The core optimization is a quadratic program, parameterized entirely by empirical data, that replaces traditional state-space models. CL-DeePC is mathematically equivalent to Closed-loop Subspace Predictive Control (CL-SPC); both are shown to possess superior sample efficiency and noise robustness compared to standard DeePC. The closed-loop learning paradigm avoids asymptotic bias accumulation, maintaining near-oracle performance at dramatically lower sample counts.

5. Embedded Reinforcement Learning and Markov Modeling from Streaming Data

Autonomic closed-loop controllers for systems with streaming and scarce data (e.g., fluid flows, chaotic attractors) can be realized without prior system identification by establishing discrete embedding spaces via locality-sensitive hash functions applied to delayed sensor measurements (Guéniat et al., 2016). The time-embedded sensor vectors $y_t$ are mapped into finite-index Markovian state spaces, over which transition probabilities are empirically estimated.

Policy learning is conducted via online Q-learning, targeting maximization of the discounted sum of expected rewards as determined by physical cost objectives (e.g., drag reduction, energy penalization). The pipeline includes initialization, online ε-greedy action selection, empirical transition model update, and Q-factor iteration. Notably, this framework is robust to noise and capable of dynamical confinement (e.g., Lorenz attractor wing targeting) as well as fluid drag optimization, demonstrating the capacity of pure data-driven closed loops for experimental control law synthesis.

6. Co-Design in Communication-Sensing-Control Networks

In 5G-enabled industrial systems, the closed loop extends across sensing, communication, and control, with each phase's resource allocation and stochastic constraints jointly determining system performance (Meng et al., 2023). Sensor data rates, uplink/downlink capacities, packet loss probabilities, and control law parameters are threaded through Lyapunov stability constraints and quadratic cost function minimization, all within an MPC-inspired co-design optimization.

Trade-offs are explicit: increases in sensor count reduce estimation MSE but can overload uplink bandwidth, while tighter cycle-time constraints demand aggressive delay compensation. Optimizations are solved via interior-point methods; performance metrics are transparently linked to resource budgets. Extensions include multi-agent coordination, hierarchical edge-cloud control, and event-triggered resource activation, all governed by unified data-centric stability and service-level-agreement criteria.

7. Evolution and Taxonomy of Data-Centric Closed-Loop Pipelines

The evolution in autonomous driving closed-loop systems exemplifies milestone shifts:

Generation 1: batch retraining on static datasets without simulation feedback.
Generation 2: active-learning with simulation, scenario reprojection, and semi-automatic labeling.
Generation 3: continuous, online closed-loop learning augmented by generative world models, federated data diversity, and automated map creation (Li et al., 2024).

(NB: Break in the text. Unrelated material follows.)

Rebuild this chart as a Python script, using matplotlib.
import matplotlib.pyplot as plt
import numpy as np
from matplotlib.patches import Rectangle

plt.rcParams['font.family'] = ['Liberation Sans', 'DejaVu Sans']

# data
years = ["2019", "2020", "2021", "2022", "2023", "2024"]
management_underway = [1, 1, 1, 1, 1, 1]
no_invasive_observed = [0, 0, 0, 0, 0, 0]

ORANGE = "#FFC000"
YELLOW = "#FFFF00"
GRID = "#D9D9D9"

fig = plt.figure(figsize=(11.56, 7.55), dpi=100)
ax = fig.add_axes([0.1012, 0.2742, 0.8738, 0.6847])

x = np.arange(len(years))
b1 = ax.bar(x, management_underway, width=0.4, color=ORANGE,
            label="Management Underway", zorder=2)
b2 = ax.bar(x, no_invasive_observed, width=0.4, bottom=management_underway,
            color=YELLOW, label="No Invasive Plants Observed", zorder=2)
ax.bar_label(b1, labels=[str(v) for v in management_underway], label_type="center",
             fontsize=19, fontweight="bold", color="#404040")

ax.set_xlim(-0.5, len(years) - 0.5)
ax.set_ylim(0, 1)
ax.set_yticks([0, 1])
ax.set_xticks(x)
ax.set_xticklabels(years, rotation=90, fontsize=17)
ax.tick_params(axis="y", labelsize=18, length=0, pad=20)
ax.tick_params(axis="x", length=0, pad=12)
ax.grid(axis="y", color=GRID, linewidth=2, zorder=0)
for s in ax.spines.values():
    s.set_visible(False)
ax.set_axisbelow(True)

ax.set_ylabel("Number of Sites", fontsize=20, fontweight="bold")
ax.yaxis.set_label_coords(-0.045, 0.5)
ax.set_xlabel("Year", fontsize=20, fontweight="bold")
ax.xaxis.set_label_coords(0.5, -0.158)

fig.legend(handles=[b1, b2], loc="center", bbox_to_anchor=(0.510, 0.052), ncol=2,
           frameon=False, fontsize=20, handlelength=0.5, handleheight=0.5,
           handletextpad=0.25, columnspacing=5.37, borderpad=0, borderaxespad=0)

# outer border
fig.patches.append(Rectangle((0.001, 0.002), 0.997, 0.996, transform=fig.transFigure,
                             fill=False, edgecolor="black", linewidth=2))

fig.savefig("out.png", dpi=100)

Empirical metrics—including sample efficiency $E$ , model error rate $\varepsilon_t$ , and corner-case recall $R_{\text{corner}}$ —quantify progress in loop design. Major practical constraints encompass scalability, domain adaptation, CI integration, and annotation quality-speed tension. Future research directions include federated closed-loop learning under privacy restrictions, foundation model deployment for multi-modal data, and hardware-software co-design for real-time inference.

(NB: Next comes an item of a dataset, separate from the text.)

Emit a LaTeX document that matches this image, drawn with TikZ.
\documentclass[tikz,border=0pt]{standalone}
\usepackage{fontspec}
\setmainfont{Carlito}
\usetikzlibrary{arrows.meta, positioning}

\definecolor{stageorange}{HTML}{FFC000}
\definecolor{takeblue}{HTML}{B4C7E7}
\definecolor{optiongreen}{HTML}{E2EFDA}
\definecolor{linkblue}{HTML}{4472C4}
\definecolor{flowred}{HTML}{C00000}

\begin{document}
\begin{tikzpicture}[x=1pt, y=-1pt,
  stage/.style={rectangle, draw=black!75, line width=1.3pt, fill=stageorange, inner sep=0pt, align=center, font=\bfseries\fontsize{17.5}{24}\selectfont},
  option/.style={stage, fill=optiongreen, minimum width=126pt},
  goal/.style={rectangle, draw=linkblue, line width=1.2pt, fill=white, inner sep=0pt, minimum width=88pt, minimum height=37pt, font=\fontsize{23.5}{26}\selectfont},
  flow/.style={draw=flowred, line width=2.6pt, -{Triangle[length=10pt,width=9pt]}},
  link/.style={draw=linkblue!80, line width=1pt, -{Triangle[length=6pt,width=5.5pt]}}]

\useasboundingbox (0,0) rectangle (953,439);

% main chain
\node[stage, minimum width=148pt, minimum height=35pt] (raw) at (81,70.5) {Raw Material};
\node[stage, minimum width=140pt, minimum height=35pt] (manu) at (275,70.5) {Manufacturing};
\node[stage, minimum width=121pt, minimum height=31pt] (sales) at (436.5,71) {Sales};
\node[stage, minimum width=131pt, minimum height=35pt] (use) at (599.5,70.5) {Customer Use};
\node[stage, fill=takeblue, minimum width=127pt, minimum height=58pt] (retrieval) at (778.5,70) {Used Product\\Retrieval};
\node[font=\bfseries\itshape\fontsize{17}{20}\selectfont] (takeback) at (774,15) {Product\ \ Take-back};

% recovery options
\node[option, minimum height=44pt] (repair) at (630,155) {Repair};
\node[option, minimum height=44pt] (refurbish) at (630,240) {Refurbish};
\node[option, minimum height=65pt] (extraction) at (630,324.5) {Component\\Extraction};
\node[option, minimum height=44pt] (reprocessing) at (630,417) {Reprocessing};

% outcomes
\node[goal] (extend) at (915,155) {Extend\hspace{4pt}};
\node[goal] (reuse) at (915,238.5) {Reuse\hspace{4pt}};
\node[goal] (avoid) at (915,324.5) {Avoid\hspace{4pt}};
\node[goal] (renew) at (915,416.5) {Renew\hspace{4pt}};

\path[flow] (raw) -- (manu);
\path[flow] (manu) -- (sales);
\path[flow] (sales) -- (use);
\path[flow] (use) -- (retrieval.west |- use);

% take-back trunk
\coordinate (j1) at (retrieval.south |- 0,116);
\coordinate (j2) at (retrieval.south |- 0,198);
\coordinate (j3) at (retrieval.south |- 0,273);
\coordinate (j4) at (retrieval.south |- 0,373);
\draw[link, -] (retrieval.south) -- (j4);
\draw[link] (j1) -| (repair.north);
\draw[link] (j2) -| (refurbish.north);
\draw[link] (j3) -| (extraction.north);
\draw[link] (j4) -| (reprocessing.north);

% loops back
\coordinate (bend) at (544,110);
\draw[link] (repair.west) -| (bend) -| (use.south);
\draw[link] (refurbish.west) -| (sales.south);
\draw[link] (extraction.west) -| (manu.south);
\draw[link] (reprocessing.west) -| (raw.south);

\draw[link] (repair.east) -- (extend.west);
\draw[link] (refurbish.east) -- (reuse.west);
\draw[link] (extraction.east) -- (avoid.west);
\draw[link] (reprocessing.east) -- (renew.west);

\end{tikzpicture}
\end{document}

Data-centric closed loops represent an overview of robust stochastic feedback, adaptive sampling, and real-time learning. By tightly integrating empirical data flow with dynamic control or model update, these frameworks achieve superior sample efficiency, adaptability to real-world nonstationarities, and quantitative guarantees on stability and performance. Recent research highlights their efficacy in autonomous systems, industrial control, and active data assembly, with next-generation extensions incorporating principled co-design, federated learning, and interpretable model feedback.